Actually most of the spammers use automated tools that contains some
scriptable plugins to evade the spam filters. Since they spam more that
1000's of users at a time, picking something real might be a bit slow and
requires extra processing. Even if they create a template for all the mails,
that'll take up some time which they may not want to waste on. Also,
introducing random gibberish noise might be able to get through bayesian
filters because, that particular gibberish junk may not be in the database.
And sometimes after learning that pattern, the pattern may not repeat
et-all.
next time, since it's just a random sequence.
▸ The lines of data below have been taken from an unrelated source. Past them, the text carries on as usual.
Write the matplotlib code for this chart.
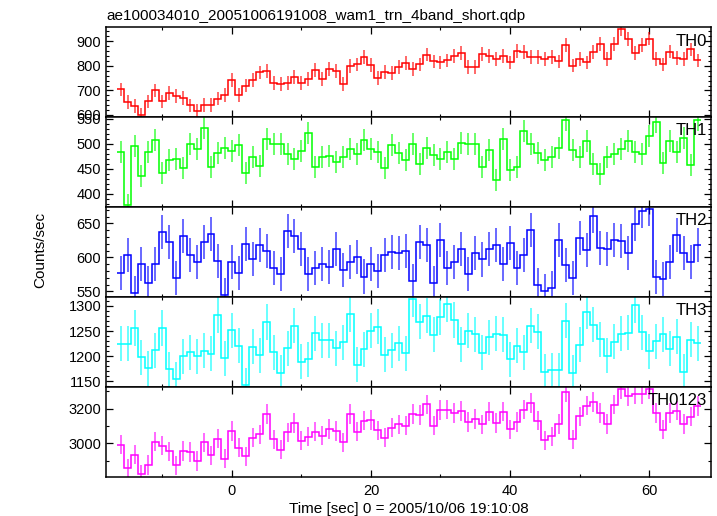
import numpy as np
import matplotlib
matplotlib.use('Agg')
import matplotlib.pyplot as plt
from matplotlib.ticker import MultipleLocator

plt.rcParams['font.family'] = ['Liberation Sans', 'DejaVu Sans']

# bin centres [sec], 1 s bins
time = np.arange(-16, 68)

th0 = [704, 652, 635, 599, 655, 700, 655, 689, 678, 670, 639, 616, 640, 640, 667, 682,
       741, 680, 720, 742, 773, 779, 729, 725, 729, 756, 731, 748, 782, 746, 786, 779,
       725, 798, 806, 835, 803, 750, 776, 771, 794, 813, 788, 806, 846, 818, 814, 822,
       841, 851, 795, 795, 847, 840, 828, 840, 814, 862, 855, 835, 837, 828, 835, 818,
       885, 801, 827, 814, 855, 889, 827, 888, 949, 908, 851, 884, 911, 829, 806, 858,
       831, 828, 867, 822]
th1 = [484, 377, 495, 435, 484, 508, 441, 468, 470, 452, 500, 489, 532, 454, 481, 491,
       485, 497, 442, 474, 455, 509, 500, 499, 480, 470, 486, 522, 454, 473, 476, 464,
       474, 490, 479, 508, 490, 484, 452, 498, 481, 468, 499, 459, 491, 477, 470, 483,
       470, 502, 499, 499, 454, 488, 428, 509, 448, 454, 526, 499, 482, 468, 474, 492,
       548, 488, 474, 505, 460, 439, 473, 480, 490, 505, 484, 479, 515, 543, 461, 505,
       483, 511, 457, 548]
th2 = [577, 604, 548, 590, 563, 591, 637, 623, 570, 631, 603, 593, 622, 634, 595, 545,
       593, 577, 620, 598, 618, 610, 585, 575, 639, 631, 612, 575, 585, 591, 586, 612,
       581, 593, 600, 572, 591, 580, 603, 608, 606, 610, 566, 623, 618, 563, 626, 585,
       593, 612, 575, 607, 597, 613, 618, 591, 621, 585, 604, 640, 560, 551, 555, 625,
       589, 570, 628, 611, 661, 614, 613, 625, 624, 607, 649, 668, 671, 571, 568, 593,
       633, 606, 593, 618]
th3 = [1225, 1225, 1256, 1198, 1176, 1212, 1256, 1174, 1154, 1200, 1208, 1200, 1211, 1205,
       1282, 1196, 1252, 1221, 1142, 1219, 1202, 1268, 1208, 1167, 1216, 1261, 1189, 1194,
       1246, 1232, 1232, 1216, 1228, 1284, 1183, 1214, 1251, 1259, 1203, 1212, 1226, 1206,
       1313, 1269, 1281, 1243, 1278, 1304, 1272, 1224, 1251, 1244, 1207, 1238, 1245, 1243,
       1194, 1221, 1208, 1261, 1249, 1169, 1172, 1172, 1271, 1167, 1223, 1289, 1263, 1234,
       1201, 1229, 1245, 1247, 1301, 1248, 1210, 1230, 1244, 1215, 1239, 1169, 1233, 1226]
th0123 = [2992, 2855, 2935, 2821, 2874, 3010, 2987, 2954, 2872, 2956, 2949, 2897, 3006, 2931,
          3027, 2912, 3072, 2975, 2924, 3032, 3051, 3170, 3023, 2964, 3063, 3118, 3015, 3038,
          3067, 3044, 3082, 3072, 3006, 3168, 3067, 3130, 3135, 3074, 3032, 3091, 3110, 3101,
          3170, 3164, 3225, 3101, 3192, 3194, 3175, 3187, 3122, 3141, 3109, 3183, 3118, 3183,
          3080, 3124, 3194, 3232, 3131, 3017, 3040, 3112, 3295, 3023, 3156, 3217, 3238, 3175,
          3112, 3223, 3314, 3272, 3284, 3284, 3314, 3175, 3078, 3175, 3189, 3112, 3154, 3215]

# typical 1-sigma error read from the bars of each panel
errors = [28, 22, 25, 35, 56]

labels = ['TH0', 'TH1', 'TH2', 'TH3', 'TH0123']
series = [th0, th1, th2, th3, th0123]
colors = ['#ff0000', '#00ff00', '#0000ff', '#00ffff', '#ff00ff']
ylims = [(591, 957), (373, 553), (542, 674), (1139, 1318), (2807, 3326)]
ysteps = [(100, 20), (50, 10), (50, 10), (50, 10), (200, 100)]

fig = plt.figure(figsize=(7.17, 5.16), dpi=100)
gs = fig.add_gridspec(5, 1, left=106/717, right=711/717, bottom=1-476.7/516,
                      top=1-27.3/516, hspace=0)
edges = np.append(time - 0.5, time[-1] + 0.5)

for i, (lab, vals, col) in enumerate(zip(labels, series, colors)):
    ax = fig.add_subplot(gs[i])
    vals = np.array(vals)
    ax.errorbar(time, vals, yerr=errors[i], fmt='none', ecolor=col, elinewidth=1.1,
                alpha=0.75, capsize=0)
    ax.stairs(vals, edges, baseline=None, color=col, linewidth=1.1)
    ax.set_xlim(-18.1, 68.9)
    ax.set_ylim(*ylims[i])
    ax.xaxis.set_major_locator(MultipleLocator(20))
    ax.xaxis.set_minor_locator(MultipleLocator(10))
    ax.yaxis.set_major_locator(MultipleLocator(ysteps[i][0]))
    ax.yaxis.set_minor_locator(MultipleLocator(ysteps[i][1]))
    ax.tick_params(which='both', direction='in', top=True, right=True, labelsize=10.5)
    ax.tick_params(which='major', length=5, width=0.9)
    ax.tick_params(which='minor', length=2.5, width=0.8)
    ax.tick_params(axis='x', pad=5)
    for s in ax.spines.values():
        s.set_linewidth(1.1)
    ax.text(0.993, 0.93, lab, transform=ax.transAxes, ha='right', va='top', fontsize=12)
    if i < 4:
        ax.tick_params(labelbottom=False)
    else:
        ax.set_xlabel('Time [sec] 0 = 2005/10/06 19:10:08', fontsize=11, labelpad=3)
    if i == 0:
        ax.set_title('ae100034010_20051006191008_wam1_trn_4band_short.qdp', loc='left',
                     fontsize=11, pad=5)

fig.text(40/717, 1-250/516, 'Counts/sec', rotation=90, ha='center', va='center', fontsize=11)
fig.savefig('out.png', dpi=100)
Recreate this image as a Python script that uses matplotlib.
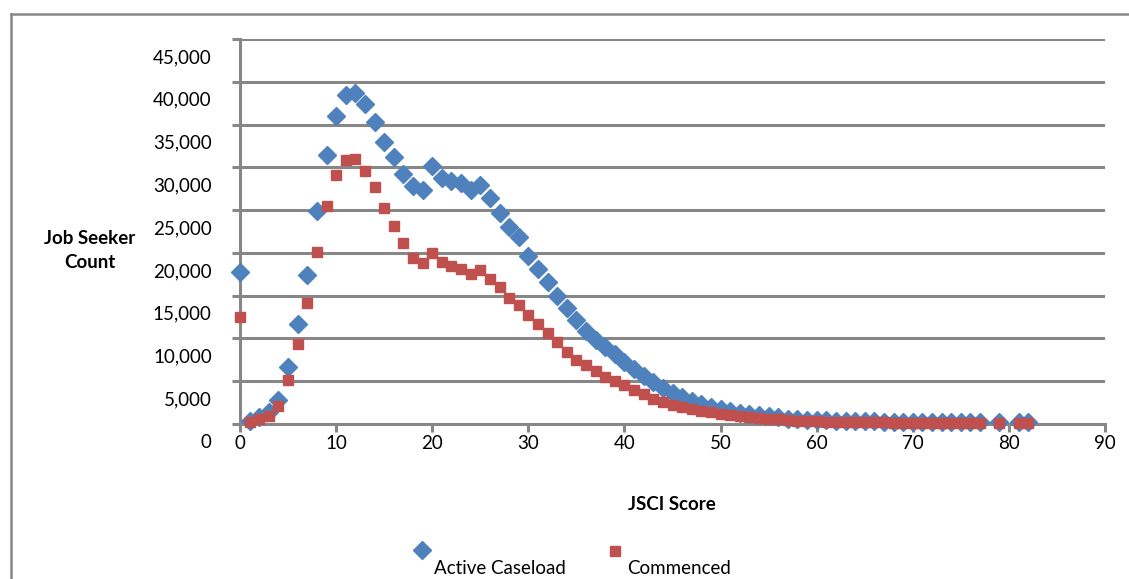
import numpy as np
import matplotlib.pyplot as plt
import matplotlib.transforms as mtransforms
from matplotlib.lines import Line2D
from matplotlib.ticker import FuncFormatter

plt.rcParams['font.family'] = ['Lato', 'DejaVu Sans']

# JSCI score (x) - 0..77, then 79, 81, 82
scores = list(range(0, 78)) + [79, 81, 82]

# Active Caseload (blue diamonds)
active = [17800, 400, 850, 1400, 2800, 6650, 11700, 17400, 24900, 31450,
          36000, 38450, 38650, 37400, 35350, 33000, 31200, 29200, 27800, 27350,
          30100, 28700, 28400, 28150, 27350, 27900, 26400, 24700, 23050, 21800,
          19650, 18100, 16600, 14950, 13550, 12150, 10850, 9800, 9000, 8200,
          7250, 6450, 5600, 4900, 4200, 3600, 3150, 2700, 2350, 2000,
          1750, 1500, 1300, 1150, 1000, 880, 760, 640, 580, 520,
          470, 420, 390, 360, 340, 320, 300, 290, 280, 270,
          260, 250, 250, 240, 240, 230, 230, 220,
          220, 210, 210]

# Commenced (red squares)
commenced = [12550, 270, 550, 935, 2100, 5200, 9350, 14200, 20150, 25500,
             29100, 30850, 30950, 29600, 27650, 25300, 23200, 21100, 19450, 18800,
             20000, 18950, 18450, 18100, 17550, 18000, 16900, 16050, 14700, 13900,
             12750, 11650, 10600, 9600, 8450, 7500, 6900, 6250, 5550, 5050,
             4550, 3950, 3450, 2900, 2550, 2200, 2000, 1750, 1500, 1350,
             1170, 1050, 930, 820, 700, 620, 550, 470, 400, 350,
             320, 280, 250, 230, 210, 200, 190, 180, 170, 160,
             160, 150, 150, 150, 140, 140, 140, 140,
             140, 130, 130]

x_ticks = np.arange(0, 91, 10)
y_ticks = np.arange(0, 45001, 5000)

blue = '#4F81BD'
red = '#C0504D'
grey = '#878787'

W, H = 1129, 579
fig = plt.figure(figsize=(W / 100, H / 100), dpi=100)
ax = fig.add_axes([240 / W, 1 - 424 / H, 865 / W, 385 / H])

ax.plot(scores, active, linestyle='none', marker='D', ms=9.2,
        color=blue, mec=blue, clip_on=False, zorder=3)
ax.plot(scores, commenced, linestyle='none', marker='s', ms=7.8,
        color=red, mec=red, clip_on=False, zorder=4)

ax.set_xlim(0, 90)
ax.set_ylim(0, 45000)
ax.set_xticks(x_ticks)
ax.set_yticks(y_ticks)
ax.yaxis.set_major_formatter(FuncFormatter(lambda v, p: f'{int(v):,}'))

ax.grid(axis='y', color=grey, linewidth=2.2, zorder=1)
ax.set_axisbelow(True)
for s in ['top', 'right']:
    ax.spines[s].set_visible(False)
for s in ['left', 'bottom']:
    ax.spines[s].set_color(grey)
    ax.spines[s].set_linewidth(2.2)

ax.tick_params(axis='both', colors=grey, width=2.2, length=5.8, labelcolor='black',
               labelsize=13.5)
ax.tick_params(axis='y', pad=14.5)
ax.tick_params(axis='x', pad=2)

# Excel drew the y labels a little below their gridlines
shift = mtransforms.ScaledTranslation(0, -0.17, fig.dpi_scale_trans)
for lab in ax.get_yticklabels():
    lab.set_transform(lab.get_transform() + shift)

fig.text(672 / W, 1 - 505 / H, 'JSCI Score', ha='center', va='center',
         fontsize=13.5, fontweight='bold')
fig.text(90 / W, 1 - 250 / H, 'Job Seeker\nCount', ha='center', va='center',
         fontsize=13.5, fontweight='bold', linespacing=1.5)

# legend, Excel style: marker above and left of the text
fig.add_artist(Line2D([422 / W], [1 - 550 / H], transform=fig.transFigure,
                      marker='D', ms=9.2, color=blue, linestyle='none'))
fig.add_artist(Line2D([615 / W], [1 - 551 / H], transform=fig.transFigure,
                      marker='s', ms=7.8, color=red, linestyle='none'))
fig.text(434 / W, 1 - 569 / H, 'Active Caseload', ha='left', va='center', fontsize=13.5)
fig.text(627 / W, 1 - 569 / H, 'Commenced', ha='left', va='center', fontsize=13.5)

# chart frame (runs off the right and bottom of the picture)
fig.add_artist(Line2D([11 / W, 11 / W], [1 - 14 / H, -0.1], transform=fig.transFigure,
                      color=grey, linewidth=1.8))
fig.add_artist(Line2D([11 / W, 1.1], [1 - 14 / H, 1 - 14 / H], transform=fig.transFigure,
                      color=grey, linewidth=1.8))

fig.savefig('out.png', dpi=100)
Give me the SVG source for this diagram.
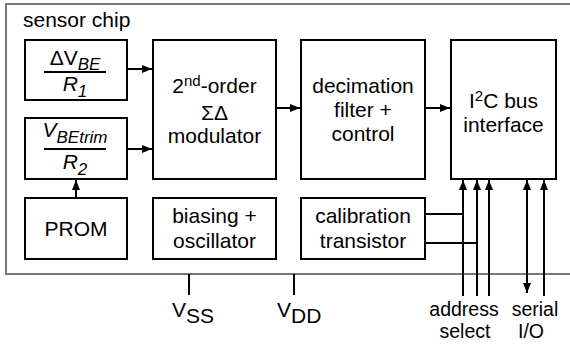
<svg xmlns="http://www.w3.org/2000/svg" width="570" height="347" viewBox="0 0 570 347">
<style>
text{font-family:"Liberation Sans",Arial,sans-serif;font-size:21px;fill:#000}
.m{text-anchor:middle}
.i{font-style:italic}
.s{font-size:19.5px}
.box{fill:#fff;stroke:#000;stroke-width:2}
.ln{fill:none;stroke:#000;stroke-width:2}
.chip{fill:none;stroke:#777;stroke-width:2}
</style>
<defs>
<marker id="ah" viewBox="0 0 10 8" refX="10" refY="4" markerWidth="10" markerHeight="8" markerUnits="userSpaceOnUse" orient="auto-start-reverse">
<path d="M0,0 L10,4 L0,8 Z" fill="#000"/>
</marker>
</defs>
<path class="chip" d="M572,4 H6 V274 H572"/>
<text x="23" y="27">sensor chip</text>
<g id="dvbe">
<rect class="box" x="25" y="40" width="102" height="60"/>
<text class="m" x="75" y="65">ΔV<tspan class="i" dy="5" font-size="17">BE</tspan></text>
<line class="ln" x1="44" y1="72" x2="106" y2="72"/>
<text class="m i" x="75" y="91">R<tspan dy="6" font-size="17">1</tspan></text>
</g>
<g id="vbetrim">
<rect class="box" x="25" y="118" width="102" height="61"/>
<text class="m i" x="75" y="137">V<tspan dy="6" font-size="17">BEtrim</tspan></text>
<line class="ln" x1="44" y1="149" x2="106" y2="149"/>
<text class="m i" x="75" y="169">R<tspan dy="6" font-size="17">2</tspan></text>
</g>
<g id="prom">
<rect class="box" x="25" y="198" width="102" height="61"/>
<text class="m" x="76" y="236">PROM</text>
</g>
<g id="modulator">
<rect class="box" x="153" y="40" width="123" height="139"/>
<text class="m" x="214.5" y="93">2<tspan dy="-7" font-size="15">nd</tspan><tspan dy="7">-order</tspan></text>
<text class="m" x="214.5" y="120" font-size="19" font-family="'Liberation Serif',serif">ΣΔ</text>
<text class="m" x="214.5" y="143">modulator</text>
</g>
<g id="biasing">
<rect class="box" x="153" y="198" width="123" height="61"/>
<text class="m" x="214.5" y="223">biasing +</text>
<text class="m" x="214.5" y="248">oscillator</text>
</g>
<g id="decimation">
<rect class="box" x="301" y="40" width="124" height="139"/>
<text class="m" x="363" y="93">decimation</text>
<text class="m" x="363" y="117">filter +</text>
<text class="m" x="363" y="141">control</text>
</g>
<g id="i2c">
<rect class="box" x="451" y="40" width="105" height="139"/>
<text class="m" x="503.5" y="108">I<tspan dy="-7" font-size="15">2</tspan><tspan dy="7">C bus</tspan></text>
<text class="m" x="503.5" y="132">interface</text>
</g>
<g id="calibration">
<rect class="box" x="301" y="198" width="124" height="61"/>
<text class="m" x="363" y="223">calibration</text>
<text class="m" x="363" y="248">transistor</text>
</g>
<g id="connectors">
<line class="ln" x1="127" y1="69" x2="152" y2="69" marker-end="url(#ah)"/>
<line class="ln" x1="127" y1="149" x2="152" y2="149" marker-end="url(#ah)"/>
<line class="ln" x1="76" y1="198" x2="76" y2="180" marker-end="url(#ah)"/>
<line class="ln" x1="276" y1="108" x2="300" y2="108" marker-end="url(#ah)"/>
<line class="ln" x1="425" y1="108" x2="450" y2="108" marker-end="url(#ah)"/>
<line class="ln" x1="463" y1="296" x2="463" y2="180" marker-end="url(#ah)"/>
<line class="ln" x1="477" y1="296" x2="477" y2="180" marker-end="url(#ah)"/>
<line class="ln" x1="489" y1="296" x2="489" y2="180" marker-end="url(#ah)"/>
<line class="ln" x1="527" y1="293" x2="527" y2="180" marker-start="url(#ah)" marker-end="url(#ah)"/>
<line class="ln" x1="544" y1="296" x2="544" y2="180" marker-end="url(#ah)"/>
<line class="ln" x1="425" y1="214" x2="463" y2="214"/>
<line class="ln" x1="425" y1="243" x2="477" y2="243"/>
<line class="ln" x1="189" y1="274" x2="189" y2="295"/>
<line class="ln" x1="294" y1="274" x2="294" y2="295"/>
</g>
<text x="172" y="317">V<tspan dy="6">SS</tspan></text>
<text x="277" y="317">V<tspan dy="6">DD</tspan></text>
<text class="m s" x="464" y="316">address</text>
<text class="m s" x="465" y="338">select</text>
<text class="m s" x="535" y="316">serial</text>
<text class="m s" x="531" y="338">I/O</text>
</svg>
There are endless patterns
that you can create with just 26 character using just a line of perl code
that'll never repeat. Also they introduce unicode characters alongwith the
sequence of the noise.

It's one of the evasion techniques that spammers use to get around the
spam filters.

regards,
Suresh Ponnusami
Technical Architect
http://www.nsecure.net/

----- Original Message -----
> To wind up the earlier thread I started when I thought it might have been
a
> misbehaving worm:
>
> The first spams with 2 lines of ad and 20 lines of random garbage words
> arrived in my mailbox yesterday, going cleanly through the bayesian
filters.
> The explanations on this list are thus proven correct.
>
> The filters DID give them a 70% spam probability based on bayesian
> filtering, so I figure it will be a matter of some training and they'll go
> away.
>
>
> What I'm wondering is:
> Why do the spammers even go to the length of using random words? Those are
> easy to filter out with some heuristics (e.g. missing punctuation). Why
> don't they grab some real text, say from a news site? There's an endless
> supply of new, proper text out there.